Earning an associate degree is generally more affordable than earning a bachelor's degree. For example, CollegeBoard.org data shows that the average yearly cost of attending a two-year public college comes out to $3,500, while a year at a four-year public college averages out to $9,500. However, even at a two-year school dedicated to associate degrees, tuition prices may vary from one student to the next based upon state residency and even, in some cases, county residency.
To better estimate your total out-of-pocket cost, consider the expenses of other factors such as school fees, the cost to commute or find housing near campus, and the cost of books, supplies, and technology. Your total out-of-pocket cost may also increase or decrease according to your choice to study full or part time, as many scholarships allow only full-time students to apply for awards.
Professional Organizations in Network Administration
Affiliation with a professional organization not only provides an excellent addition to a future resume or cover letter, but often extensive online and in-person opportunities for networking, professional training and development, and career services or mentorship. Many of the top information technology organizations offer the benefits of membership at a reduced cost (or no cost) to interested students. Don't wait until after graduation to consider joining a professional organization in your field.

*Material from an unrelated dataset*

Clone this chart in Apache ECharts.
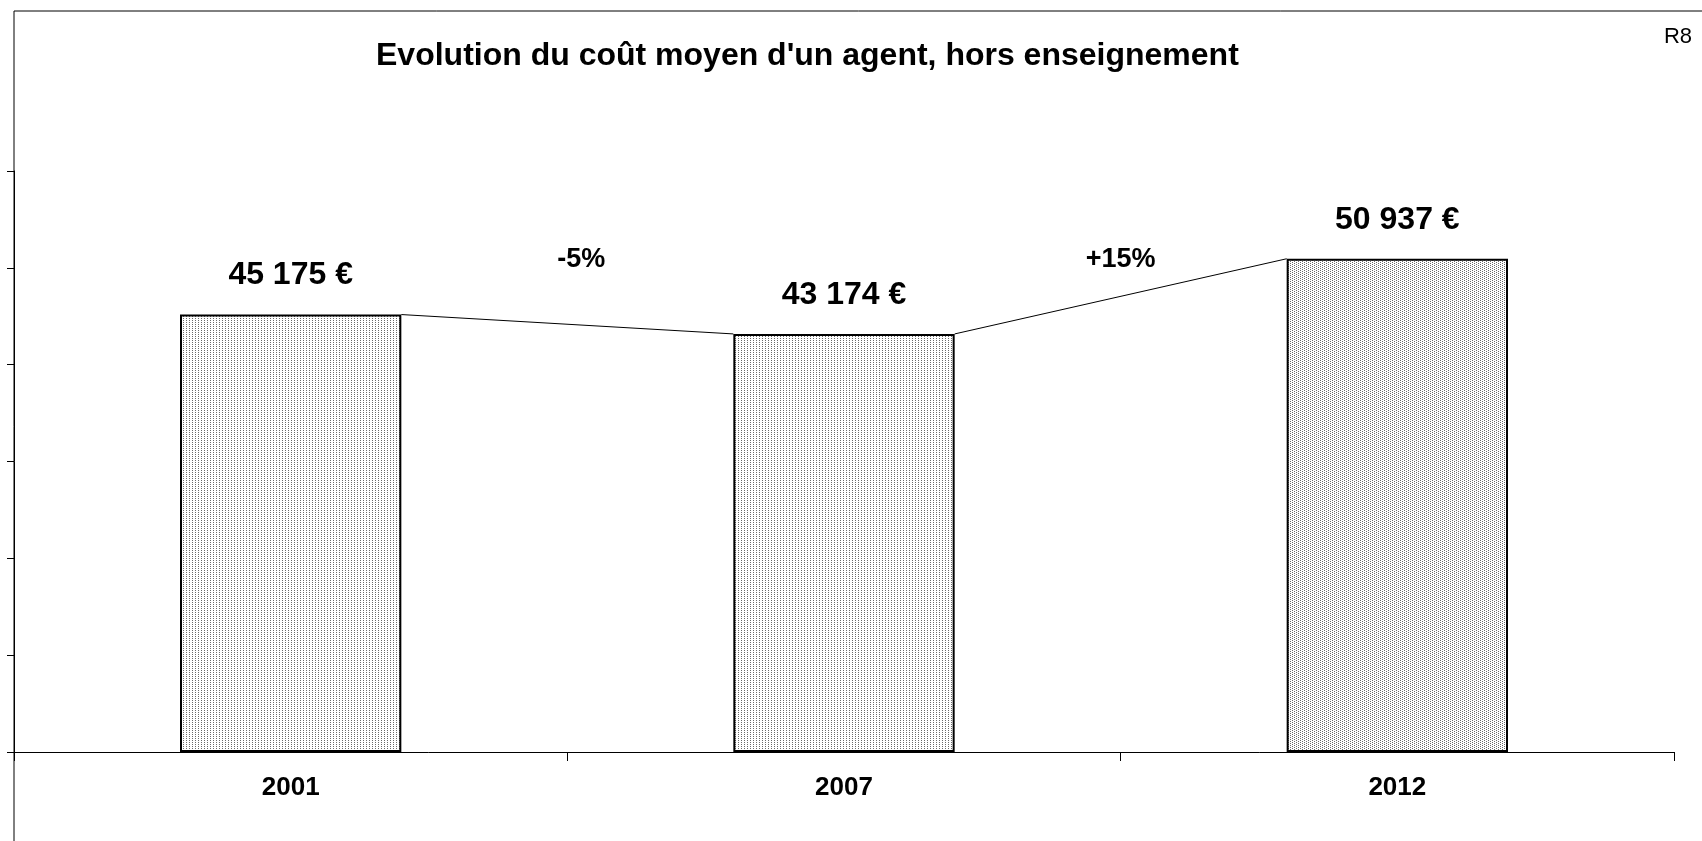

In addition to hosting an annual national conference and locally-arranged chapter events, this non-profit organization offers professional training and mentorship. Membership comes at no cost to students.
More than thirty local chapters comprise the Association for Information Technology Professionals. Free for students, membership includes certification and award opportunities, and an exclusive job board.
The Network Professional Association promotes best practices and continual professional development among network professionals. Members receive quarterly publications, access to chapter events, and exclusive software and discounts.